A. Content-Driven Angle Estimation

To decouple semantic cues from geometric priors:

Geometry-Decoupled Query Encoding: The positional query ( $Q_{pos}$ ) is strictly limited to spatial coordinates $(c_x, c_y, w, h)$ , explicitly excluding the angle $\theta$ . The angle is instead inferred from the learnable content query ( $Q_{content}$ ), forcing the model to rely on semantic features (texture flow, object heading) for orientation prediction.
Rotation-Rectified Orthogonal Attention: To prevent feature collapse, the multi-head attention mechanism is split into two groups. For a predicted angle $\theta$ , the first half of the heads sample features aligned with $\theta$ , while the second half sample orthogonally ( $\theta + \pi/2$ ). This captures both longitudinal and lateral structural cues without adding computational overhead.

B. Decoupled Periodic Refinement

To address the periodic nature of angles:

Bounded Coarse-to-Fine Update: Instead of unbounded Euclidean updates, the angle refinement uses a bounded mechanism with a layer-wise decaying factor ( $\alpha_i$ ). Early layers perform coarse corrections, while later layers perform fine-tuning, ensuring stability.
Shortest-Path Periodic Loss: The standard L1 loss is replaced with a Shortest-Path Periodic L1 Loss. This metric calculates the geodesic distance on the circle, ensuring gradients always follow the shortest path between the predicted and ground-truth angles, even across the $0/\pi$ boundary.

C. Oriented Dense O2O

To accelerate convergence:

Building on the "Dense O2O" strategy (which stitches image quadrants to increase ground truth density), the authors introduce Oriented Dense O2O.
Before stitching, each quadrant is independently rotated by a random angle from $\{0^\circ, 90^\circ, 180^\circ, 270^\circ\}$ .
This artificially enriches angular diversity within a single training image, forcing the model to learn robust angle predictions across various orientations without extra computational cost.

3. Key Contributions

First Real-Time Oriented DETR: RiO-DETR bridges the gap between the high accuracy of DETR-based models and the low latency required for real-time applications.
Task-Native Architectural Redesign: The paper identifies that simply porting horizontal DETR techniques to OBBs is insufficient.
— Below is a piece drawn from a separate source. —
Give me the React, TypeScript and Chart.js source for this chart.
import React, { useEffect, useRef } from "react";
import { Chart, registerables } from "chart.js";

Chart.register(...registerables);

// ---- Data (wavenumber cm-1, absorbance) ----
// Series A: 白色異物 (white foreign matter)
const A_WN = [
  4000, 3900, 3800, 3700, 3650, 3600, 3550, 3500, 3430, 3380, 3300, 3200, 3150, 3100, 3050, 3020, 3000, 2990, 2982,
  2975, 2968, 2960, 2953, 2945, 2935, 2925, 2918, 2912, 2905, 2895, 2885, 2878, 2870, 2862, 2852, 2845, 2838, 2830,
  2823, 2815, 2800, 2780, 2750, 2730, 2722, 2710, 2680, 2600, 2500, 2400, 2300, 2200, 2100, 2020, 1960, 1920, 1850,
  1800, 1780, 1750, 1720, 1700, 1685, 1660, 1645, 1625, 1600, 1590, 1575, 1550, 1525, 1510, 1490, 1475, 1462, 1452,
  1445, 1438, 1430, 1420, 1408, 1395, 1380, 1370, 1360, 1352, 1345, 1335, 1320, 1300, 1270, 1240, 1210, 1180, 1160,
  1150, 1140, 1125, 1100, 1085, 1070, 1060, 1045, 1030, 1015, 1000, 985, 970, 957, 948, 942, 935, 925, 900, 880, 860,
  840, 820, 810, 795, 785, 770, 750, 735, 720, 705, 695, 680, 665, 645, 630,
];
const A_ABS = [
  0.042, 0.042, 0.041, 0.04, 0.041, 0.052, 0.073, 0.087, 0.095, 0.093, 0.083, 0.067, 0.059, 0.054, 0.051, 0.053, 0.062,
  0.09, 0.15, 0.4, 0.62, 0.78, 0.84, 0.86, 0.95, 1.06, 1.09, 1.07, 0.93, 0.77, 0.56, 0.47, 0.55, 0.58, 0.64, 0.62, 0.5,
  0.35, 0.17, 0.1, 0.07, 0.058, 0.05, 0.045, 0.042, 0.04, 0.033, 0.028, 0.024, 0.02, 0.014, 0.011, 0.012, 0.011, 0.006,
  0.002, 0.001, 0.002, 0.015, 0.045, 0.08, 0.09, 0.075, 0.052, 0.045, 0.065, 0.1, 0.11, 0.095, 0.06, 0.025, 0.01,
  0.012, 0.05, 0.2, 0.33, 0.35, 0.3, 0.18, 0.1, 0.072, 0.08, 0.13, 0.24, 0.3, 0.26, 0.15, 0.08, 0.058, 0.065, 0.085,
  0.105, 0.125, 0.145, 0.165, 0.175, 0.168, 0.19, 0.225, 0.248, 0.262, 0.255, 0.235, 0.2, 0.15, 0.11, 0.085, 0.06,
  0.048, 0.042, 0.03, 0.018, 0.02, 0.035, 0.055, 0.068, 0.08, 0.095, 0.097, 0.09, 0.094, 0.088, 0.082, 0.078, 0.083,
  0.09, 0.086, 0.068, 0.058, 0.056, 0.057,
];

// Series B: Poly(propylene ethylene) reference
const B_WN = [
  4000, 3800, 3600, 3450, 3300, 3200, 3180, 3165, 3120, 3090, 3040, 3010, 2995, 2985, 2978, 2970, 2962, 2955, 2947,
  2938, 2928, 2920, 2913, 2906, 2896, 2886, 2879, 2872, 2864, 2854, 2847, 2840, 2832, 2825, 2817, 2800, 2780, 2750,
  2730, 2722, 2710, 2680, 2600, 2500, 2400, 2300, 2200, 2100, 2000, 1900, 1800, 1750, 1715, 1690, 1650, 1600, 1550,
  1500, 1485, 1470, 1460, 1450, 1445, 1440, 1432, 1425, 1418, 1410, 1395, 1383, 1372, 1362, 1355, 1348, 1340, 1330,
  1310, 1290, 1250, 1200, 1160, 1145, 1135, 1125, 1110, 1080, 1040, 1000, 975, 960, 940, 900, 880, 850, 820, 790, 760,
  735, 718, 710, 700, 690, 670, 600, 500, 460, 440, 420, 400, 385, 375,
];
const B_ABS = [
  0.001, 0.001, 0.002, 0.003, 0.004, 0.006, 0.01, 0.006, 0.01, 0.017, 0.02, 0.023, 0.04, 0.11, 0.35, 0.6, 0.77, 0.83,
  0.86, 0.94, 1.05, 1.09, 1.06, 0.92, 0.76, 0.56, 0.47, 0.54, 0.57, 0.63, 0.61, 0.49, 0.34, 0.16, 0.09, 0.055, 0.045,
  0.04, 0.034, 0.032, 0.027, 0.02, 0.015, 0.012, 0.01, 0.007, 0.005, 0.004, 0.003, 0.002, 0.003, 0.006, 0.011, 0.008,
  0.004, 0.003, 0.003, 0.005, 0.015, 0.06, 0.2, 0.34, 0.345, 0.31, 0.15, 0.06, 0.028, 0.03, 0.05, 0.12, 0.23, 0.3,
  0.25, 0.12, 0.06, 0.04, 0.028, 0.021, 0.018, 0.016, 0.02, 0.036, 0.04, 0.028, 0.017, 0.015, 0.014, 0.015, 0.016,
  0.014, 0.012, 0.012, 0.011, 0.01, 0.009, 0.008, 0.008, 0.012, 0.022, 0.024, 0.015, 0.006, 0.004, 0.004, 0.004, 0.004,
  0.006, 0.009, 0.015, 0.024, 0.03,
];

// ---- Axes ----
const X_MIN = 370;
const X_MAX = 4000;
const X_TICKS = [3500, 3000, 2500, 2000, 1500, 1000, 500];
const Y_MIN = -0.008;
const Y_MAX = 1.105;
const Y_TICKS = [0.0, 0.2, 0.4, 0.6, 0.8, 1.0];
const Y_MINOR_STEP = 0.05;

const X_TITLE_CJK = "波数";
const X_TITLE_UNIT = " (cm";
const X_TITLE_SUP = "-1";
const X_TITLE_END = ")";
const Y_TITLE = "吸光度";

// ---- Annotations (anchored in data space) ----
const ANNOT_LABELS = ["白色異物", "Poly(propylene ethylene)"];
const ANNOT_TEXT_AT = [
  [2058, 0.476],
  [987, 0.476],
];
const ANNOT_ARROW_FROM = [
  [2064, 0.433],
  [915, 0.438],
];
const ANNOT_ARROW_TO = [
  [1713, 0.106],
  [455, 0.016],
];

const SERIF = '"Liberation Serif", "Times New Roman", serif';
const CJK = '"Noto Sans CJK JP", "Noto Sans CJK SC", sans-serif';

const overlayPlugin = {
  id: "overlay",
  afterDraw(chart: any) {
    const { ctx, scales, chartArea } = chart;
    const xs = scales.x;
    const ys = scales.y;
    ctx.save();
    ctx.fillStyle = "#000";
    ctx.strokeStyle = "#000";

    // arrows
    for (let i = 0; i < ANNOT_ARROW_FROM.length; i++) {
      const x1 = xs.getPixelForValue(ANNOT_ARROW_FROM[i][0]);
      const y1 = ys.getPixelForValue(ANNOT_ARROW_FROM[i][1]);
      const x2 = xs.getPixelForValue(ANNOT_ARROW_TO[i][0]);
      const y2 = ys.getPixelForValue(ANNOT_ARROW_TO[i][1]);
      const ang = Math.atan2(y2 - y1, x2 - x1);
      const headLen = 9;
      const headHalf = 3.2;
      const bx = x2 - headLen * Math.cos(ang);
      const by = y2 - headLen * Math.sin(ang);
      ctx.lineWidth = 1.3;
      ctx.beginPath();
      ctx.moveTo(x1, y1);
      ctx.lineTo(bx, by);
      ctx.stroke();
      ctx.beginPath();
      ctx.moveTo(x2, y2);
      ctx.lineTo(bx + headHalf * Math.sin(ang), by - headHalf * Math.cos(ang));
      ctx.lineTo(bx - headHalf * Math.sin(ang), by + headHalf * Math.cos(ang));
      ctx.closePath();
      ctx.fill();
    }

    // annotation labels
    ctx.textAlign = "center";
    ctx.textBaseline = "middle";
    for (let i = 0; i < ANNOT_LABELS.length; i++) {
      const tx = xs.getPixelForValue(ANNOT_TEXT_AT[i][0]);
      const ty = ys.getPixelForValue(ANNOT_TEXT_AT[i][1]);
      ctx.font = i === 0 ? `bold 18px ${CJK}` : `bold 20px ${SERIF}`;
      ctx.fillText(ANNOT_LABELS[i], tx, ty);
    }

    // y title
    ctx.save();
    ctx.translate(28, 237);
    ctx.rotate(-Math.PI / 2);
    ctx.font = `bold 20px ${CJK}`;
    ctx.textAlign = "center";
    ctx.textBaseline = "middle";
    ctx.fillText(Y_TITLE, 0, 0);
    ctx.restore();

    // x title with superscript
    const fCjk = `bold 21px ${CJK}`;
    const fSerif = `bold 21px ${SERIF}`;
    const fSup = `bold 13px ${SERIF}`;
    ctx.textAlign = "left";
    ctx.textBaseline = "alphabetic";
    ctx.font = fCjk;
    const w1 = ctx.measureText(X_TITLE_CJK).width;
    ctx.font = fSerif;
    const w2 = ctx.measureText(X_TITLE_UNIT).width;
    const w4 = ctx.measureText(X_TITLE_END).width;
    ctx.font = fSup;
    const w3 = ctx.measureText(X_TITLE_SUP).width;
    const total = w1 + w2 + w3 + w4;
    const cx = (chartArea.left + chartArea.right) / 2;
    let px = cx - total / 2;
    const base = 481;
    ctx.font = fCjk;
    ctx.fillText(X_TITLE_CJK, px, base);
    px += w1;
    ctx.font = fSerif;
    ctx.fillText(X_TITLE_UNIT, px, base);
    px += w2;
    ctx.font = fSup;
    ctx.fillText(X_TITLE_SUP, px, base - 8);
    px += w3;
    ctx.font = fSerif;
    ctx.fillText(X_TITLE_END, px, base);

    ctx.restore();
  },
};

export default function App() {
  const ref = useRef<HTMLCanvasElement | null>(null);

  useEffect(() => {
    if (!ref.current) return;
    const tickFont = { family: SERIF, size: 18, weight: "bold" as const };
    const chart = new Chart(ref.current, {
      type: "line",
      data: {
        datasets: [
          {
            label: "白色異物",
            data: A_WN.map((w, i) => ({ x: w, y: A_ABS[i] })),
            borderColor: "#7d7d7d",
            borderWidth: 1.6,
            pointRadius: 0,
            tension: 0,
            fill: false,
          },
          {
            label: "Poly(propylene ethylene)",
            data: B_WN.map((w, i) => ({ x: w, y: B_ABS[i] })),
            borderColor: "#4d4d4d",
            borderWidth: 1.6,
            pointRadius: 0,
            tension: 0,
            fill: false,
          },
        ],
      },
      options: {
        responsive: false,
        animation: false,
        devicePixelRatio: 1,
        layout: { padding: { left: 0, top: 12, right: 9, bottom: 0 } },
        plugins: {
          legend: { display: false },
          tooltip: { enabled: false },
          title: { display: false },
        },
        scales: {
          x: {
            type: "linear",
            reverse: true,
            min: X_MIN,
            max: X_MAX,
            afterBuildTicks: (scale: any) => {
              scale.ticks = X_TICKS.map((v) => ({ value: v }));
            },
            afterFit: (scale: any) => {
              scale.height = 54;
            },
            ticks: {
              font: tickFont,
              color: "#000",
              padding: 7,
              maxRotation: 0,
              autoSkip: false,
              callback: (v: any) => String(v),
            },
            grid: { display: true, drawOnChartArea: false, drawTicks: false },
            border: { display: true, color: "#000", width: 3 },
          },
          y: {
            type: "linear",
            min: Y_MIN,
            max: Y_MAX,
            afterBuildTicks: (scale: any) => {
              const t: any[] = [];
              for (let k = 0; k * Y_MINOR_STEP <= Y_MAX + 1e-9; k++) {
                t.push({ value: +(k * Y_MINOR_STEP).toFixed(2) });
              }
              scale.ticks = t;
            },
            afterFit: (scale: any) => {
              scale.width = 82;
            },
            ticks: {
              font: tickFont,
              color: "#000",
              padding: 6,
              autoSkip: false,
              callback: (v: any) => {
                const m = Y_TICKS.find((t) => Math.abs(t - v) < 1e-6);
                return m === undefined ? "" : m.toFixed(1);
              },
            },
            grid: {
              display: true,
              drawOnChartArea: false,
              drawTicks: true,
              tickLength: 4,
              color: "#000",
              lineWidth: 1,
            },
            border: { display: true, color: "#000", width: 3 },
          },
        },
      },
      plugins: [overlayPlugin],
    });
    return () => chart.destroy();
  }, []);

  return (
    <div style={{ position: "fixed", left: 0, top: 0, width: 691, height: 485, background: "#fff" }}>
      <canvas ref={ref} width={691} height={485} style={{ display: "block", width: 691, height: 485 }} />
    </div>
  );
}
It proposes specific, task-native solutions for angle estimation, periodic refinement, and training supervision.
Efficiency without Accuracy Trade-off: The proposed methods (especially the orthogonal attention and periodic loss) improve accuracy and stability without increasing parameters, FLOPs, or inference latency.
Comprehensive Benchmarking: Extensive experiments on DOTA-1.0, DIOR-R, and FAIR-1M-2.0 demonstrate state-of-the-art performance.

4. Experimental Results

The model was evaluated on standard remote sensing datasets using single-scale and multi-scale protocols.

DOTA-1.0 (Single-Scale):
- RiO-DETR-n: Achieves 78.4 AP50 with only 2.7 ms latency (TensorRT FP16 on T4), outperforming YOLO26n-obb (77.7 AP50, 2.8 ms).
- RiO-DETR-x: Achieves 81.8 AP50 at 29.9 ms, surpassing heavy DETR variants like RHINO-DETR (79.4 AP50, 242.6 ms) and YOLO26x-obb (80.4 AP50, 30.5 ms).
DIOR-R: RiO-DETR-x reaches 77.43 AP50 at 17.31 ms, exceeding YOLO26x-obb (76.48%) at similar speeds.
FAIR-1M-2.0: Sets a new state-of-the-art with 47.4 AP50 (multi-scale), outperforming YOLO26x-obb (46.7%) and LSKNet-S (46.3%).
Efficiency: RiO-DETR maintains latency comparable to YOLO26 variants across all scales (n to x), closing the long-standing efficiency gap between Transformer-based and CNN-based oriented detectors.

5. Significance

RiO-DETR represents a paradigm shift in oriented object detection. It demonstrates that end-to-end transformers can be highly efficient for real-time OBB detection, challenging the dominance of CNN-based architectures in this domain. By solving the specific geometric and optimization challenges of oriented detection (periodicity, semantic-geometric coupling, and convergence speed), the paper provides a robust, practical framework that achieves a superior speed-accuracy trade-off. This work opens the door for deploying high-precision, rotation-invariant detection models in latency-sensitive edge computing scenarios.